Pathetic

Just a few minutes ago I was standing in the middle of my garden with the baby on my hip and my two little boys with me, and I was crying. Bawling, really.


"What's wrong, mommy? Why are you crying?"

I was crying because I was trying to pull up kale. And it hurt. It hurt too much to continue. But the pain wasn't the main reason for my tears. It was the frustration. The intense anger at the fact that I am so physically pathetic right now that I can't even pull up kale.

Just so you get the full picture I will disclose that the kale plants are almost as tall as I am and most of them have stocks that are at least four inches in diameter. Every fall I let the kale grow like crazy in my garden. We eat off it throughout the winter and spring and then it goes to seed and I pull it up right before planting my new garden. Keeps the weeds down, too.

So these plants are admittedly huge. But still! I'm 35 years old, I should be able to work in my own garden. I should not be dependent on my mother, who is coming over to help later, to get my garden in for me. At this stage in life I should be the one helping her with her garden! It's so, so frustrating.

I'm not trying to sound like an ungrateful whiner. Yes, I know things could be a lot worse. I'm not in a wheelchair or fighting cancer or struggling with infertility or mourning the death of my husband.

But this is still really, really hard. I feel useless. I know I'm not, but that is how I feel.

So I decided to leave my garden and take my own advice. "Focus on what you can do, not what you can't." "It's ok to say 'It's just too much right now." So I'm sitting on my bed right now and nursing my teething baby while typing this one handed.

I don't know if hearing about my struggles will help you at all. I'm just here to say, I know this life if hard and I'm right here trying to do my best at it, just like you. And I know I have shared this verse before, but it really gives me so much comfort that I am going to share it again.

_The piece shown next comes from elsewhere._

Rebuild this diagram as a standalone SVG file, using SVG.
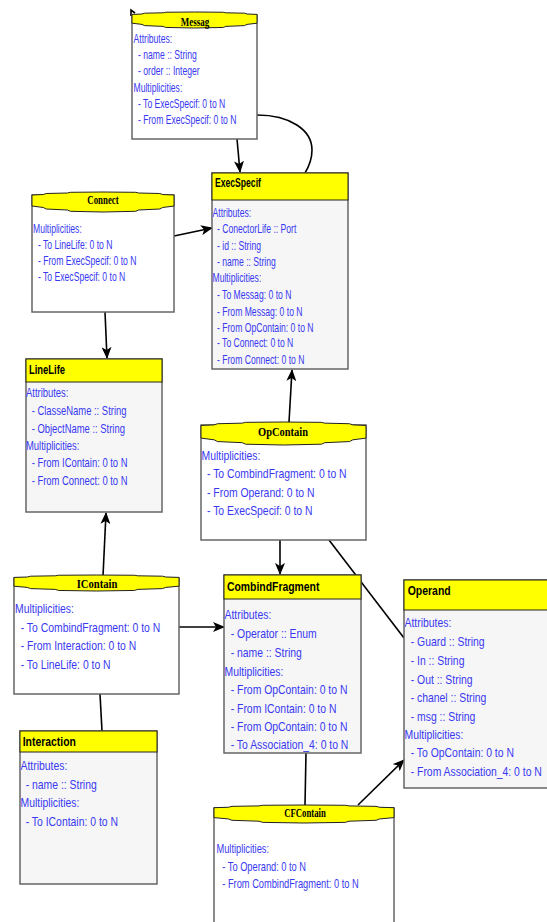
<svg xmlns="http://www.w3.org/2000/svg" xmlns:xlink="http://www.w3.org/1999/xlink" width="547" height="922" viewBox="0 0 547 922">
<style>
.bg{fill:#ffffff}
.cbody{fill:#f6f6f6;stroke:#666;stroke-width:1.5}
.chead{fill:#ffff00;stroke:#222;stroke-width:1}
.abody{fill:#ffffff;stroke:#666;stroke-width:1.5}
.bnr{fill:#ffff00;stroke:#222;stroke-width:1}
.t{font-family:"Liberation Sans",Arial,sans-serif;fill:#3838f2}
.hc{font-family:"Liberation Sans",Arial,sans-serif;font-weight:bold;fill:#000}
.ha{font-family:"Liberation Serif","Times New Roman",serif;font-weight:bold;fill:#000;text-anchor:middle}
.up{font-size:12.3px}
.mid{font-size:12.8px}
.lo{font-size:13px}
.ln{fill:none;stroke:#000;stroke-width:1.6}
</style>
<defs>
<path id="bn" vector-effect="non-scaling-stroke" d="M0,3 L8,2.5 L10,1.5 L25,1 L27,0.3 L50,0 L73,0.3 L75,1 L90,1.5 L92,2.5 L100,3 L100,14 L92,15.5 L90,17 L75,18 L73,19.3 L50,20 L27,19.3 L25,18 L10,17 L8,15.5 L0,14 Z"/>
<marker id="ar" markerUnits="userSpaceOnUse" markerWidth="12" markerHeight="10" viewBox="0 0 12 10" refX="11" refY="5" orient="auto">
<path d="M0,0 L12,5 L0,10 L3,5 Z" fill="#000"/>
</marker>
</defs>
<rect class="bg" x="0" y="0" width="547" height="922"/>

<g id="connectors">
<path class="ln" d="M131,16 L131,10 L135,13"/>
<line class="ln" x1="237" y1="139" x2="240" y2="172" marker-end="url(#ar)"/>
<path class="ln" d="M257,115 C290,115 312,130 312,150 C312,160 308,168 305,173"/>
<line class="ln" x1="174" y1="236" x2="212" y2="228" marker-end="url(#ar)"/>
<line class="ln" x1="105" y1="312" x2="107" y2="358" marker-end="url(#ar)"/>
<line class="ln" x1="289" y1="422" x2="292" y2="370" marker-end="url(#ar)"/>
<line class="ln" x1="280" y1="540" x2="280" y2="574" marker-end="url(#ar)"/>
<line class="ln" x1="329" y1="540" x2="404" y2="638"/>
<line class="ln" x1="103" y1="576" x2="106" y2="513" marker-end="url(#ar)"/>
<line class="ln" x1="179" y1="627" x2="224" y2="627" marker-end="url(#ar)"/>
<line class="ln" x1="100" y1="694" x2="102" y2="731"/>
<line class="ln" x1="306" y1="753" x2="305" y2="805"/>
<line class="ln" x1="358" y1="805" x2="404" y2="760" marker-end="url(#ar)"/>
</g>

<g id="Messag">
<rect class="abody" x="132" y="15" width="125" height="124"/>
<use xlink:href="#bn" class="bnr" transform="translate(132,12) scale(1.25,0.8)"/>
<text class="ha up" transform="translate(195,26) scale(0.73,1)" x="0" y="0">Messag</text>
<g class="t up" transform="translate(133.5,0) scale(0.70,1)">
<text x="0" y="43">Attributes:</text>
<text x="6.4" y="59">- name :: String</text>
<text x="6.4" y="75">- order :: Integer</text>
<text x="0" y="92">Multiplicities:</text>
<text x="6.4" y="108">- To ExecSpecif: 0 to N</text>
<text x="6.4" y="124">- From ExecSpecif: 0 to N</text>
</g>
</g>

<g id="Connect">
<rect class="abody" x="32" y="195" width="142" height="117"/>
<use xlink:href="#bn" class="bnr" transform="translate(32,192) scale(1.42,1)"/>
<text class="ha up" transform="translate(103,204) scale(0.715,1)" x="0" y="0">Connect</text>
<g class="t up" transform="translate(33,0) scale(0.70,1)">
<text x="0" y="233">Multiplicities:</text>
<text x="7.1" y="249.5">- To LineLife: 0 to N</text>
<text x="7.1" y="265">- From ExecSpecif: 0 to N</text>
<text x="7.1" y="281.5">- To ExecSpecif: 0 to N</text>
</g>
</g>

<g id="ExecSpecif">
<rect class="cbody" x="212" y="173" width="136" height="196"/>
<rect class="chead" x="212" y="173" width="136" height="27"/>
<text class="hc up" transform="translate(215,187) scale(0.70,1)" x="0" y="0">ExecSpecif</text>
<g class="t up" transform="translate(212.5,0) scale(0.70,1)">
<text x="0" y="217">Attributes:</text>
<text x="6.4" y="233">- ConectorLife :: Port</text>
<text x="6.4" y="250">- id :: String</text>
<text x="6.4" y="266">- name :: String</text>
<text x="0" y="282">Multiplicities:</text>
<text x="6.4" y="299">- To Messag: 0 to N</text>
<text x="6.4" y="316">- From Messag: 0 to N</text>
<text x="6.4" y="332">- From OpContain: 0 to N</text>
<text x="6.4" y="347">- To Connect: 0 to N</text>
<text x="6.4" y="364">- From Connect: 0 to N</text>
</g>
</g>

<g id="LineLife">
<rect class="cbody" x="26" y="359" width="136" height="153"/>
<rect class="chead" x="26" y="359" width="136" height="23"/>
<text class="hc mid" transform="translate(29,373.5) scale(0.735,1)" x="0" y="0">LineLife</text>
<g class="t mid" transform="translate(26,0) scale(0.737,1)">
<text x="0" y="397">Attributes:</text>
<text x="7.7" y="415">- ClasseName :: String</text>
<text x="7.7" y="433">- ObjectName :: String</text>
<text x="0" y="450">Multiplicities:</text>
<text x="7.7" y="467">- From IContain: 0 to N</text>
<text x="7.7" y="485">- From Connect: 0 to N</text>
</g>
</g>

<g id="OpContain">
<rect class="abody" x="201" y="425" width="165" height="115"/>
<use xlink:href="#bn" class="bnr" transform="translate(201,422) scale(1.65,1.15)"/>
<text class="ha lo" transform="translate(283,436) scale(0.805,1)" x="0" y="0">OpContain</text>
<g class="t lo" transform="translate(201.5,0) scale(0.8,1)">
<text x="0" y="460">Multiplicities:</text>
<text x="6.9" y="478">- To CombindFragment: 0 to N</text>
<text x="6.9" y="497">- From Operand: 0 to N</text>
<text x="6.9" y="515">- To ExecSpecif: 0 to N</text>
</g>
</g>

<g id="IContain">
<rect class="abody" x="14" y="578" width="165" height="116"/>
<use xlink:href="#bn" class="bnr" transform="translate(14,575) scale(1.65,0.8)"/>
<text class="ha lo" transform="translate(97,588) scale(0.815,1)" x="0" y="0">IContain</text>
<g class="t lo" transform="translate(15,0) scale(0.8,1)">
<text x="0" y="613">Multiplicities:</text>
<text x="7.1" y="632">- To CombindFragment: 0 to N</text>
<text x="7.1" y="650">- From Interaction: 0 to N</text>
<text x="7.1" y="669">- To LineLife: 0 to N</text>
</g>
</g>

<g id="CombindFragment">
<rect class="cbody" x="224" y="575" width="137" height="178"/>
<rect class="chead" x="224" y="575" width="137" height="24"/>
<text class="hc lo" transform="translate(227,590.7) scale(0.8,1)" x="0" y="0">CombindFragment</text>
<g class="t lo" transform="translate(224.5,0) scale(0.8,1)">
<text x="0" y="619">Attributes:</text>
<text x="7.75" y="638">- Operator :: Enum</text>
<text x="7.75" y="657">- name :: String</text>
<text x="0" y="676">Multiplicities:</text>
<text x="7.75" y="694">- From OpContain: 0 to N</text>
<text x="7.75" y="713">- From IContain: 0 to N</text>
<text x="7.75" y="731">- From OpContain: 0 to N</text>
<text x="7.75" y="749">- To Association_4: 0 to N</text>
</g>
</g>

<g id="Operand">
<rect class="cbody" x="404" y="580" width="160" height="208"/>
<rect class="chead" x="404" y="580" width="160" height="30"/>
<text class="hc lo" transform="translate(407.7,595) scale(0.805,1)" x="0" y="0">Operand</text>
<g class="t lo" transform="translate(404.5,0) scale(0.8,1)">
<text x="0" y="627">Attributes:</text>
<text x="7.75" y="646">- Guard :: String</text>
<text x="7.75" y="665">- In :: String</text>
<text x="7.75" y="684">- Out :: String</text>
<text x="7.75" y="702">- chanel :: String</text>
<text x="7.75" y="721">- msg :: String</text>
<text x="0" y="739">Multiplicities:</text>
<text x="7.75" y="757">- To OpContain: 0 to N</text>
<text x="7.75" y="776">- From Association_4: 0 to N</text>
</g>
</g>

<g id="Interaction">
<rect class="cbody" x="20" y="731" width="137" height="153"/>
<rect class="chead" x="20" y="731" width="137" height="21"/>
<text class="hc lo" transform="translate(22.7,746) scale(0.802,1)" x="0" y="0">Interaction</text>
<g class="t lo" transform="translate(20.5,0) scale(0.8,1)">
<text x="0" y="770">Attributes:</text>
<text x="6.5" y="789">- name :: String</text>
<text x="0" y="807">Multiplicities:</text>
<text x="6.5" y="826">- To IContain: 0 to N</text>
</g>
</g>

<g id="CFContain">
<rect class="abody" x="214" y="808" width="180" height="130"/>
<use xlink:href="#bn" class="bnr" transform="translate(214,805) scale(1.8,0.9)"/>
<text class="ha mid" transform="translate(305,817) scale(0.68,1)" x="0" y="0">CFContain</text>
<g class="t mid" transform="translate(216.5,0) scale(0.725,1)">
<text x="0" y="853">Multiplicities:</text>
<text x="8" y="871">- To Operand: 0 to N</text>
<text x="8" y="888">- From CombindFragment: 0 to N</text>
</g>
</g>
</svg>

The Missing Peace (John 16:33) – Worthy Wellness

Because Jesus said this right before he was going to go through the hardest thing that anyone could ever go through: bearing the weight of the world and suffering unto death. And he knew what it was going to be like, so much so that he sweated blood and begged for there to be another way, and yet he still considered himself an overcomer. And he was. And you are, mama.

You are an overcomer.

That doesn't mean your problems will instantly vanish (although I do believe in miracles!). But it does mean that you have the strength to bear them. You are amazing, mama. And so, by golly, am I. I am NOT pathetic.